China's top law enforcement officials are promising there will be no let up in the get tough on crime policy - in which millions of people had been jailed in the past five years. China's chief judge and prosecutor addressed the annual legislative session of the National People's Congress.

China's top justice officials say they have intensified the crackdown on crime in the past five years and the top targets are corrupt government officials and those who jeopardize state security.

Courts convicted more than three-million people for all types of crime over the past five years. About quarter of those were handed sentences ranging from five years in jail to death.

Giving his work report Tuesday to the National People's Congress, China's top prosecutor Han Zhubin said the government is taking subversion more seriously. He vowed to keep vigorously pursuing terrorists, separatists and evil cults. He says the courts prosecuted more than 3,500 people for subversive activities over the past five years. They include members of the banned meditation group the Falun Gong, ethnic separatist groups, religious extremist forces, and terrorist organizations.

Mr. Han gave no figures on the sentences handed down, but charges of endangering state security carry a maximum penalty of life in prison. China is very secretive about death penalty statistics, but China is believed to execute more people in a year than the rest of the world combined.

Human rights organizations accuse China of misusing subversion charges by applying them to any form of dissent from the Communist Party line. But the government is not sparing Communist Party officials either.

Police investigated almost 13,000 government officials at the county level and above for corruption over the past five years. About half of those involved embezzlement or abuse of more than $120,000 in public funds.

China's Supreme Court chief, Xiao Yang, says prosecutions of more senior officials are up about 65 percent. Mr.
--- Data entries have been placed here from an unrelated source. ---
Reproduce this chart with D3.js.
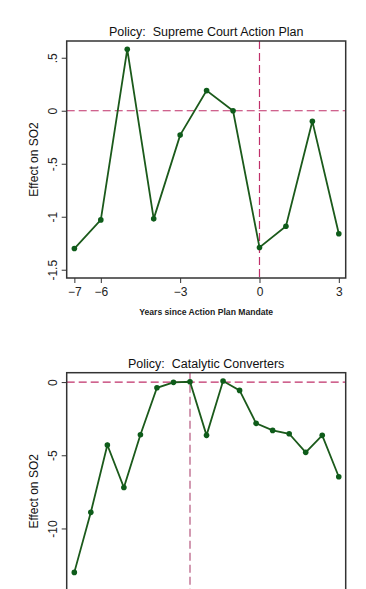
<!DOCTYPE html>
<html><head><meta charset="utf-8">
<script src="https://cdn.jsdelivr.net/npm/d3@7"></script>
<style>
html,body{margin:0;padding:0;background:#fff;}
svg{display:block;}
text{font-family:"Liberation Sans",Arial,sans-serif;white-space:pre;}
</style></head>
<body>
<svg id="chart" width="366" height="589"></svg>
<script>
// ---- Data ----
const titles = ["Policy:  Supreme Court Action Plan", "Policy:  Catalytic Converters"];
const yLabel = "Effect on SO2";
const xLabel1 = "Years since Action Plan Mandate";

const years1 = [-7, -6, -5, -4, -3, -2, -1, 0, 1, 2, 3];
const effects1 = [-1.30, -1.03, 0.58, -1.02, -0.23, 0.19, 0.00, -1.29, -1.09, -0.10, -1.16];
const xTicks1 = [-7, -6, -3, 0, 3];
const yTicks1 = [0.5, 0, -0.5, -1, -1.5];
const yTickLabels1 = [".5", "0", "-.5", "-1", "-1.5"];

const years2 = [-7, -6, -5, -4, -3, -2, -1, 0, 1, 2, 3, 4, 5, 6, 7, 8, 9];
const effects2 = [-13.0, -8.9, -4.3, -7.2, -3.6, -0.39, -0.02, 0.02, -3.64, 0.07, -0.57, -2.82, -3.3, -3.53, -4.8, -3.64, -6.47];
const yTicks2 = [0, -5, -10];
const yTickLabels2 = ["0", "-5", "-10"];

// ---- Drawing ----
const svg = d3.select("#chart");
const lineColor = "#1b5a1b";
const refColor = "#c0306a";

function panel(cfg) {
  const g = svg.append("g");
  const x = d3.scaleLinear().domain(cfg.xDomain).range([cfg.left, cfg.right]);
  const y = d3.scaleLinear().domain(cfg.yDomain).range([cfg.bottom, cfg.top]);

  // title
  g.append("text").attr("x", (cfg.left + cfg.right) / 2).attr("y", cfg.top - 5)
    .attr("text-anchor", "middle").attr("font-size", 12.5).attr("fill", "#111")
    .attr("xml:space", "preserve").text(cfg.title);

  // y axis
  const yAxis = g.append("g").attr("transform", `translate(${cfg.left},0)`)
    .call(d3.axisLeft(y).tickValues(cfg.yTicks).tickSize(5).tickFormat((d, i) => cfg.yTickLabels[i]));
  yAxis.select(".domain").remove();
  yAxis.selectAll(".tick line").attr("stroke", "#333");
  yAxis.selectAll(".tick text")
    .attr("font-size", 12).attr("fill", "#222")
    .attr("text-anchor", "middle")
    .attr("x", 0).attr("y", 0).attr("dy", "0")
    .attr("transform", "translate(-10,0) rotate(-90)");

  // x axis
  if (cfg.xTicks) {
    const xAxis = g.append("g").attr("transform", `translate(0,${cfg.bottom})`)
      .call(d3.axisBottom(x).tickValues(cfg.xTicks).tickSize(5).tickFormat(d3.format("d")));
    xAxis.select(".domain").remove();
    xAxis.selectAll(".tick line").attr("stroke", "#333");
    xAxis.selectAll(".tick text").attr("font-size", 12).attr("fill", "#222").attr("dy", "0.9em").attr("y", 7);
  }
  if (cfg.xLabel) {
    g.append("text").attr("x", (cfg.left + cfg.right) / 2).attr("y", cfg.bottom + 37)
      .attr("text-anchor", "middle").attr("font-size", 8.6).attr("font-weight", "bold")
      .attr("fill", "#222").text(cfg.xLabel);
  }

  // y label
  g.append("text")
    .attr("transform", `translate(${cfg.left - 29},${(cfg.top + cfg.bottom) / 2}) rotate(-90)`)
    .attr("text-anchor", "middle").attr("font-size", 12).attr("fill", "#111").text(yLabel);

  // reference lines
  g.append("line").attr("x1", cfg.left).attr("x2", cfg.right).attr("y1", y(0)).attr("y2", y(0))
    .attr("stroke", refColor).attr("stroke-width", 1.2).attr("stroke-dasharray", "8,4");
  g.append("line").attr("x1", x(0)).attr("x2", x(0)).attr("y1", cfg.top).attr("y2", cfg.bottom)
    .attr("stroke", cfg.vColor).attr("stroke-width", cfg.vWidth).attr("stroke-dasharray", "8,4");

  // series
  const data = cfg.xs.map((d, i) => [d, cfg.ys[i]]);
  g.append("path").datum(data)
    .attr("fill", "none").attr("stroke", lineColor).attr("stroke-width", 1.8)
    .attr("d", d3.line().x(d => x(d[0])).y(d => y(d[1])));
  g.selectAll("circle.pt").data(data).enter().append("circle")
    .attr("cx", d => x(d[0])).attr("cy", d => y(d[1])).attr("r", 2.8)
    .attr("fill", "#0e5c1a");

  // frame
  g.append("rect").attr("x", cfg.left).attr("y", cfg.top)
    .attr("width", cfg.right - cfg.left).attr("height", cfg.bottom - cfg.top)
    .attr("fill", "none").attr("stroke", "#333").attr("stroke-width", 1.5);
}

panel({
  title: titles[0], left: 66.7, right: 345.7, top: 41, bottom: 278,
  xDomain: [-7.29, 3.26], yDomain: [-1.578, 0.658],
  xs: years1, ys: effects1, xTicks: xTicks1, xLabel: xLabel1,
  yTicks: yTicks1, yTickLabels: yTickLabels1,
  vColor: refColor, vWidth: 1.2
});

panel({
  title: titles[1], left: 66.7, right: 345.7, top: 372.7, bottom: 610,
  xDomain: [-7.46, 9.42], yDomain: [-15.57, 0.64],
  xs: years2, ys: effects2, xTicks: null, xLabel: null,
  yTicks: yTicks2, yTickLabels: yTickLabels2,
  vColor: "#c7809f", vWidth: 1.6
});
</script>
</body></html>
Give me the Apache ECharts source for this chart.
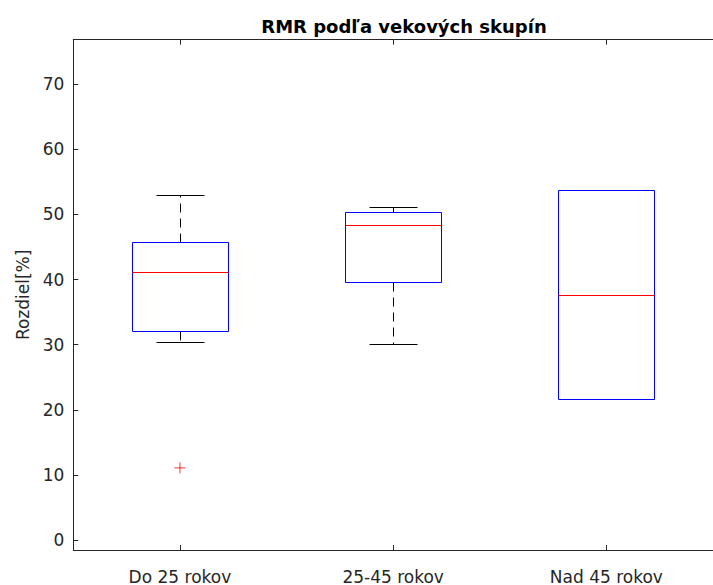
<!DOCTYPE html>
<html>
<head>
<meta charset="utf-8">
<script src="https://cdn.jsdelivr.net/npm/echarts@6/dist/echarts.min.js"></script>
<style>
html,body{margin:0;padding:0;background:#fff;}
#chart{width:713px;height:585px;}
</style>
</head>
<body>
<div id="chart"></div>
<script>
const titleText = 'RMR podľa vekových skupín';
const yAxisName = 'Rozdiel[%]';
const categories = ['Do 25 rokov', '25-45 rokov', 'Nad 45 rokov'];
const lowWhisker = [30.4, 30.1, 21.6];
const q1 = [32.1, 39.6, 21.6];
const median = [41.1, 48.4, 37.6];
const q3 = [45.8, 50.4, 53.7];
const highWhisker = [52.9, 51.2, 53.7];
const outlierCategory = ['Do 25 rokov'];
const outlierValue = [11.1];
const yTicks = [0, 10, 20, 30, 40, 50, 60, 70];

const FONT = 'DejaVu Sans';
const AX = '#262626';

const boxData = categories.map((c, i) => [i, lowWhisker[i], q1[i], median[i], q3[i], highWhisker[i]]);
const outlierData = outlierCategory.map((c, i) => [c, outlierValue[i]]);

function renderBox(params, api) {
  const idx = api.value(0);
  const pLo = api.coord([idx, api.value(1)]);
  const pQ1 = api.coord([idx, api.value(2)]);
  const pMed = api.coord([idx, api.value(3)]);
  const pQ3 = api.coord([idx, api.value(4)]);
  const pHi = api.coord([idx, api.value(5)]);
  const band = api.size([1, 0])[0];
  const r = v => Math.round(v) + 0.5;
  const cx = r(pQ1[0]);
  const hb = Math.round(band * 0.225);
  const hc = Math.round(band * 0.1125);
  const yLo = r(pLo[1]), yQ1 = r(pQ1[1]), yMed = r(pMed[1]), yQ3 = r(pQ3[1]), yHi = r(pHi[1]);
  const xl = cx - hb, xr = cx + hb;
  const children = [];
  if (yHi < yQ3) {
    children.push({ type: 'polyline', name: 'uw', shape: { points: [[cx, yQ3], [cx, yHi]] },
      style: { fill: null, stroke: '#000000', lineWidth: 1, lineDash: [9, 6] } });
  }
  if (yLo > yQ1) {
    children.push({ type: 'polyline', name: 'lw', shape: { points: [[cx, yQ1], [cx, yLo]] },
      style: { fill: null, stroke: '#000000', lineWidth: 1, lineDash: [9, 6] } });
  }
  children.push({ type: 'polyline', name: 'uc', shape: { points: [[cx - hc, yHi], [cx + hc, yHi]] },
    style: { fill: null, stroke: '#000000', lineWidth: 1 } });
  children.push({ type: 'polyline', name: 'lc', shape: { points: [[cx - hc, yLo], [cx + hc, yLo]] },
    style: { fill: null, stroke: '#000000', lineWidth: 1 } });
  children.push({ type: 'polyline', name: 'box', shape: { points: [[xl, yQ3], [xr, yQ3], [xr, yQ1], [xl, yQ1], [xl, yQ3]] },
    style: { fill: null, stroke: '#0000ff', lineWidth: 1 } });
  children.push({ type: 'polyline', name: 'med', shape: { points: [[xl, yMed], [xr, yMed]] },
    style: { fill: null, stroke: '#ff0000', lineWidth: 1 } });
  return { type: 'group', children: children };
}

const chart = echarts.init(document.getElementById('chart'), null, { renderer: 'svg' });
chart.setOption({
  animation: false,
  backgroundColor: '#fff',
  title: {
    text: titleText,
    left: 399,
    top: 12,
    textAlign: 'center',
    textStyle: { fontFamily: FONT, fontSize: 18, fontWeight: 'bold', color: '#000' }
  },
  grid: { left: 73.3, top: 39.7, width: 651.2, height: 513.3, containLabel: false },
  xAxis: [{
    type: 'category',
    data: categories,
    boundaryGap: true,
    position: 'bottom',
    axisLine: { onZero: false, lineStyle: { color: AX, width: 1 } },
    axisTick: { show: true, inside: true, alignWithLabel: true, length: 5, lineStyle: { color: AX } },
    axisLabel: { color: AX, fontFamily: FONT, fontSize: 17, margin: 18 },
    splitLine: { show: false }
  }, {
    type: 'category',
    data: categories,
    position: 'top',
    boundaryGap: true,
    axisLine: { onZero: false, lineStyle: { color: AX, width: 1 } },
    axisTick: { show: true, inside: true, alignWithLabel: true, length: 5, lineStyle: { color: AX } },
    axisLabel: { show: false },
    splitLine: { show: false }
  }],
  yAxis: [{
    type: 'value',
    min: -1.5,
    max: 76.8,
    name: yAxisName,
    nameLocation: 'middle',
    nameRotate: 90,
    nameGap: 40,
    nameTextStyle: { fontFamily: FONT, fontSize: 17, color: AX },
    axisLine: { show: true, onZero: false, lineStyle: { color: AX, width: 1 } },
    axisTick: { show: true, inside: true, length: 5, customValues: yTicks, lineStyle: { color: AX } },
    axisLabel: { color: AX, fontFamily: FONT, fontSize: 17, margin: 9, customValues: yTicks },
    splitLine: { show: false }
  }],
  series: [{
    type: 'custom',
    renderItem: renderBox,
    data: boxData,
    encode: { x: 0, y: [1, 2, 3, 4, 5] },
    clip: false,
    silent: true
  }, {
    type: 'scatter',
    data: outlierData,
    symbol: 'path://M0,5L10,5M5,0L5,10',
    symbolSize: 11,
    itemStyle: { color: 'rgba(0,0,0,0)', borderColor: '#ff0000', borderWidth: 1 },
    silent: true
  }]
});
</script>
</body>
</html>
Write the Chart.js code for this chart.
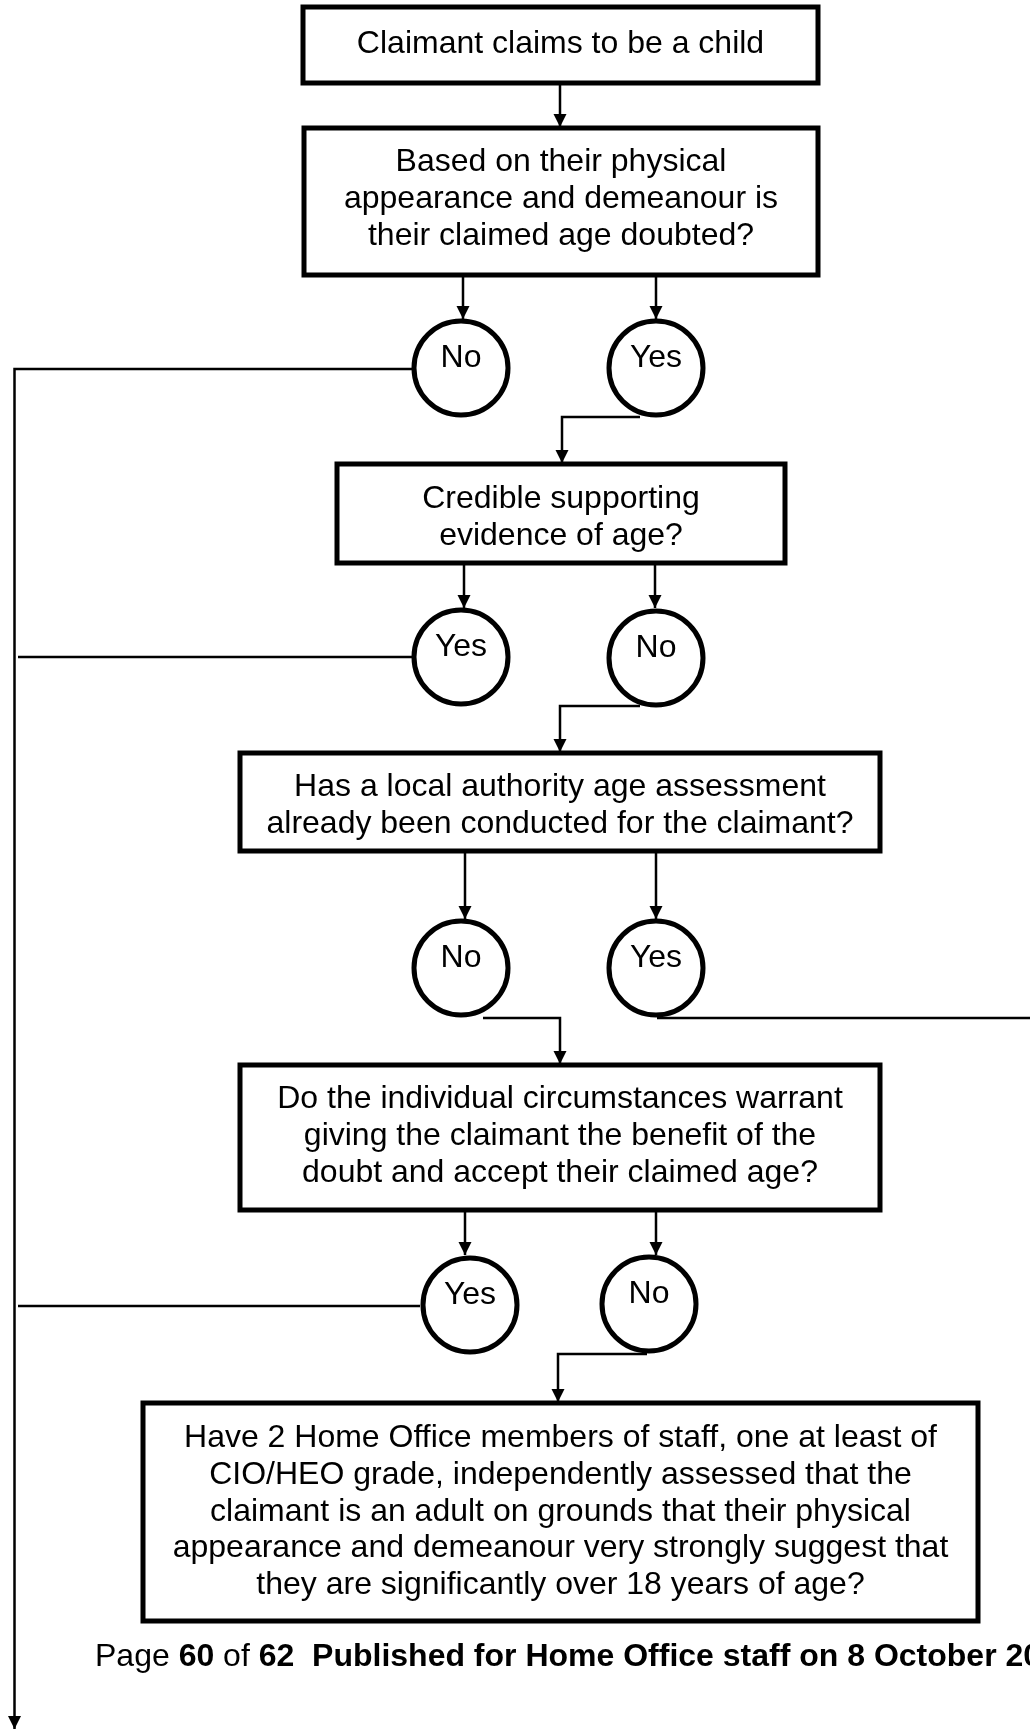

Xiao says the courts found more than 2,600 public servants ranked county head or higher guilty of embezzlement or accepting bribes between 1998 and 2002.

More than 83,000 people total have been convicted of economic crimes in the past five years.

China's leaders are anxious to show they are combating official corruption - which is believed to have siphoned off tens of billions of dollars in public funds and eroded public confidence in the government.